■ **EXERCISE REQUIREMENTS**: Restate the material word for word and leave out anything that is a picture.

■ **RECORDED INFORMATION**:

┏━━

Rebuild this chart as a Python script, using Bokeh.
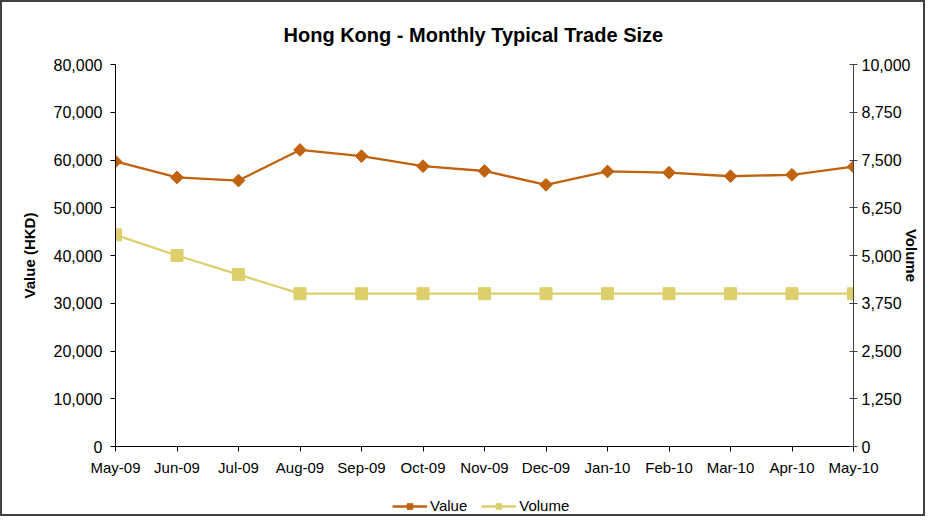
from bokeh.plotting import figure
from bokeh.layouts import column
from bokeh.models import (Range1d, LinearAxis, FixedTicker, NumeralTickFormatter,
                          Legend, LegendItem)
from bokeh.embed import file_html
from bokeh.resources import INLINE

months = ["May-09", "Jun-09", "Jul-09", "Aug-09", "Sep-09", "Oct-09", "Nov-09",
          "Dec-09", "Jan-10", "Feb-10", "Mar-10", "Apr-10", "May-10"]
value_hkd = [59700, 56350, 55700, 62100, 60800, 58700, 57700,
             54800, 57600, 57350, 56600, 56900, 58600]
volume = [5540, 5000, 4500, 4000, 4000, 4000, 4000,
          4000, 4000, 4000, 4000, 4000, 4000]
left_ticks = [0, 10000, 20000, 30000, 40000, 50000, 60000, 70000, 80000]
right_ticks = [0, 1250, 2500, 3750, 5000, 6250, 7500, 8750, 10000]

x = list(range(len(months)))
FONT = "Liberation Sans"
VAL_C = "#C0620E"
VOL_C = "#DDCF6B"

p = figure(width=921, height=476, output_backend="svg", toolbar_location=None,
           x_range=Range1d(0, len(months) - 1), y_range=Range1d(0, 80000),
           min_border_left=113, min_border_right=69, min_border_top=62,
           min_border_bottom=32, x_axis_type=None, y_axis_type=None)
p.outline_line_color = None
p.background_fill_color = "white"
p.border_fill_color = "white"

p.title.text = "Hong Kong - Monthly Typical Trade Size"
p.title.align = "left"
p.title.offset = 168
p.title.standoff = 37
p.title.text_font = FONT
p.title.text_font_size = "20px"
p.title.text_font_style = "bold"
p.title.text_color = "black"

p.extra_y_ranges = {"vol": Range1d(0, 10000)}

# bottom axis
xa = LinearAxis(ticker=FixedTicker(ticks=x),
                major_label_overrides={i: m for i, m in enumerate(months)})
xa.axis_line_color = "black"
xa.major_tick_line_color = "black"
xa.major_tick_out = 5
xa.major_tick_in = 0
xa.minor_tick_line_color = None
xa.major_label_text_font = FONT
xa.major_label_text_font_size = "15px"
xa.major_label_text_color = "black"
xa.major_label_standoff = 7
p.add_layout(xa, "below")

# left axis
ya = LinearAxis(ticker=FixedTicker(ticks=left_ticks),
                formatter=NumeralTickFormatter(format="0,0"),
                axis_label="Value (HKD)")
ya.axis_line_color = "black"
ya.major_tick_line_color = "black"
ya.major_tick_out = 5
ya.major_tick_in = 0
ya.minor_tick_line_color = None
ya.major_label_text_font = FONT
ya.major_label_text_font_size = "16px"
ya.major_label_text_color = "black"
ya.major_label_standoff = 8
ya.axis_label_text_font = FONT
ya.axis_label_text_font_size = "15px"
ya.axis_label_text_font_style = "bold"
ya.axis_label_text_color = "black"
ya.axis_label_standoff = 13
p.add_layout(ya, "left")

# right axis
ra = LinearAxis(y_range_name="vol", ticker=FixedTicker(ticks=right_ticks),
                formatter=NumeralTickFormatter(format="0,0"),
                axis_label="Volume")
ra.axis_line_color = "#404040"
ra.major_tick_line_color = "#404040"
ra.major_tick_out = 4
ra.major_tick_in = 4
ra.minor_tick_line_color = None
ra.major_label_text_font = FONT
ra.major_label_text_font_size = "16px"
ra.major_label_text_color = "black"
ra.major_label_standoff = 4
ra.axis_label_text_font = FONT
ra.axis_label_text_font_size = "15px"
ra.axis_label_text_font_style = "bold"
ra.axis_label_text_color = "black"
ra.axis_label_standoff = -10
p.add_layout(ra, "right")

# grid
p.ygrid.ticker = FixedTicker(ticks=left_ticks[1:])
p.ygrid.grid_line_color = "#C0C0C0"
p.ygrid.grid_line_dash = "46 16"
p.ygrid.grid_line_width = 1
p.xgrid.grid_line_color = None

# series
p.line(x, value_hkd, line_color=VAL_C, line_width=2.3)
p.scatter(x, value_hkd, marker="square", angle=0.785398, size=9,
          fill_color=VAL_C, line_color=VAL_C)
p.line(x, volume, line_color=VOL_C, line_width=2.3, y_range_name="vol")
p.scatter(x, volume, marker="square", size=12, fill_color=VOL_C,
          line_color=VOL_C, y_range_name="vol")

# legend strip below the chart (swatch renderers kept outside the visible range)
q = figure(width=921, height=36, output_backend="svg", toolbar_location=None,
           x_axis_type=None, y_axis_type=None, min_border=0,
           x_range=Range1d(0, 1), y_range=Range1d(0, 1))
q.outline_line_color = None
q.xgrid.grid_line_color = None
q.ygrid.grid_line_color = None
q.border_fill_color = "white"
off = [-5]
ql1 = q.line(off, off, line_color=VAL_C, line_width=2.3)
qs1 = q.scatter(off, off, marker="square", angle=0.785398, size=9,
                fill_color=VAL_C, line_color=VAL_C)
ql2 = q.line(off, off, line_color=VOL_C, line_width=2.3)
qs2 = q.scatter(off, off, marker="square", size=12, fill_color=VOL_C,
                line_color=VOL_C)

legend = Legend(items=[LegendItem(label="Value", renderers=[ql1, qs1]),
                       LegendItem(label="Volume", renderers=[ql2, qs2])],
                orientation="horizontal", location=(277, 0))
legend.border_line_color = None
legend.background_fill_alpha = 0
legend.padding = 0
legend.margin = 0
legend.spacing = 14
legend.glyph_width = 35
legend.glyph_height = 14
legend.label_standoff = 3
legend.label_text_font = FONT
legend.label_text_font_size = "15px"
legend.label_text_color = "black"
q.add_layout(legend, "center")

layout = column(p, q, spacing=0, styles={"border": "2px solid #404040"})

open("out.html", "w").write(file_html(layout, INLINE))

┗━━

■ **CORRECT OUTPUT**:
Rebuild this chart as a Python script, using Bokeh.
from bokeh.plotting import figure
from bokeh.layouts import column
from bokeh.models import (Range1d, LinearAxis, FixedTicker, NumeralTickFormatter,
                          Legend, LegendItem)
from bokeh.embed import file_html
from bokeh.resources import INLINE

months = ["May-09", "Jun-09", "Jul-09", "Aug-09", "Sep-09", "Oct-09", "Nov-09",
          "Dec-09", "Jan-10", "Feb-10", "Mar-10", "Apr-10", "May-10"]
value_hkd = [59700, 56350, 55700, 62100, 60800, 58700, 57700,
             54800, 57600, 57350, 56600, 56900, 58600]
volume = [5540, 5000, 4500, 4000, 4000, 4000, 4000,
          4000, 4000, 4000, 4000, 4000, 4000]
left_ticks = [0, 10000, 20000, 30000, 40000, 50000, 60000, 70000, 80000]
right_ticks = [0, 1250, 2500, 3750, 5000, 6250, 7500, 8750, 10000]

x = list(range(len(months)))
FONT = "Liberation Sans"
VAL_C = "#C0620E"
VOL_C = "#DDCF6B"

p = figure(width=921, height=476, output_backend="svg", toolbar_location=None,
           x_range=Range1d(0, len(months) - 1), y_range=Range1d(0, 80000),
           min_border_left=113, min_border_right=69, min_border_top=62,
           min_border_bottom=32, x_axis_type=None, y_axis_type=None)
p.outline_line_color = None
p.background_fill_color = "white"
p.border_fill_color = "white"

p.title.text = "Hong Kong - Monthly Typical Trade Size"
p.title.align = "left"
p.title.offset = 168
p.title.standoff = 37
p.title.text_font = FONT
p.title.text_font_size = "20px"
p.title.text_font_style = "bold"
p.title.text_color = "black"

p.extra_y_ranges = {"vol": Range1d(0, 10000)}

# bottom axis
xa = LinearAxis(ticker=FixedTicker(ticks=x),
                major_label_overrides={i: m for i, m in enumerate(months)})
xa.axis_line_color = "black"
xa.major_tick_line_color = "black"
xa.major_tick_out = 5
xa.major_tick_in = 0
xa.minor_tick_line_color = None
xa.major_label_text_font = FONT
xa.major_label_text_font_size = "15px"
xa.major_label_text_color = "black"
xa.major_label_standoff = 7
p.add_layout(xa, "below")

# left axis
ya = LinearAxis(ticker=FixedTicker(ticks=left_ticks),
                formatter=NumeralTickFormatter(format="0,0"),
                axis_label="Value (HKD)")
ya.axis_line_color = "black"
ya.major_tick_line_color = "black"
ya.major_tick_out = 5
ya.major_tick_in = 0
ya.minor_tick_line_color = None
ya.major_label_text_font = FONT
ya.major_label_text_font_size = "16px"
ya.major_label_text_color = "black"
ya.major_label_standoff = 8
ya.axis_label_text_font = FONT
ya.axis_label_text_font_size = "15px"
ya.axis_label_text_font_style = "bold"
ya.axis_label_text_color = "black"
ya.axis_label_standoff = 13
p.add_layout(ya, "left")

# right axis
ra = LinearAxis(y_range_name="vol", ticker=FixedTicker(ticks=right_ticks),
                formatter=NumeralTickFormatter(format="0,0"),
                axis_label="Volume")
ra.axis_line_color = "#404040"
ra.major_tick_line_color = "#404040"
ra.major_tick_out = 4
ra.major_tick_in = 4
ra.minor_tick_line_color = None
ra.major_label_text_font = FONT
ra.major_label_text_font_size = "16px"
ra.major_label_text_color = "black"
ra.major_label_standoff = 4
ra.axis_label_text_font = FONT
ra.axis_label_text_font_size = "15px"
ra.axis_label_text_font_style = "bold"
ra.axis_label_text_color = "black"
ra.axis_label_standoff = -10
p.add_layout(ra, "right")

# grid
p.ygrid.ticker = FixedTicker(ticks=left_ticks[1:])
p.ygrid.grid_line_color = "#C0C0C0"
p.ygrid.grid_line_dash = "46 16"
p.ygrid.grid_line_width = 1
p.xgrid.grid_line_color = None

# series
p.line(x, value_hkd, line_color=VAL_C, line_width=2.3)
p.scatter(x, value_hkd, marker="square", angle=0.785398, size=9,
          fill_color=VAL_C, line_color=VAL_C)
p.line(x, volume, line_color=VOL_C, line_width=2.3, y_range_name="vol")
p.scatter(x, volume, marker="square", size=12, fill_color=VOL_C,
          line_color=VOL_C, y_range_name="vol")

# legend strip below the chart (swatch renderers kept outside the visible range)
q = figure(width=921, height=36, output_backend="svg", toolbar_location=None,
           x_axis_type=None, y_axis_type=None, min_border=0,
           x_range=Range1d(0, 1), y_range=Range1d(0, 1))
q.outline_line_color = None
q.xgrid.grid_line_color = None
q.ygrid.grid_line_color = None
q.border_fill_color = "white"
off = [-5]
ql1 = q.line(off, off, line_color=VAL_C, line_width=2.3)
qs1 = q.scatter(off, off, marker="square", angle=0.785398, size=9,
                fill_color=VAL_C, line_color=VAL_C)
ql2 = q.line(off, off, line_color=VOL_C, line_width=2.3)
qs2 = q.scatter(off, off, marker="square", size=12, fill_color=VOL_C,
                line_color=VOL_C)

legend = Legend(items=[LegendItem(label="Value", renderers=[ql1, qs1]),
                       LegendItem(label="Volume", renderers=[ql2, qs2])],
                orientation="horizontal", location=(277, 0))
legend.border_line_color = None
legend.background_fill_alpha = 0
legend.padding = 0
legend.margin = 0
legend.spacing = 14
legend.glyph_width = 35
legend.glyph_height = 14
legend.label_standoff = 3
legend.label_text_font = FONT
legend.label_text_font_size = "15px"
legend.label_text_color = "black"
q.add_layout(legend, "center")

layout = column(p, q, spacing=0, styles={"border": "2px solid #404040"})

open("out.html", "w").write(file_html(layout, INLINE))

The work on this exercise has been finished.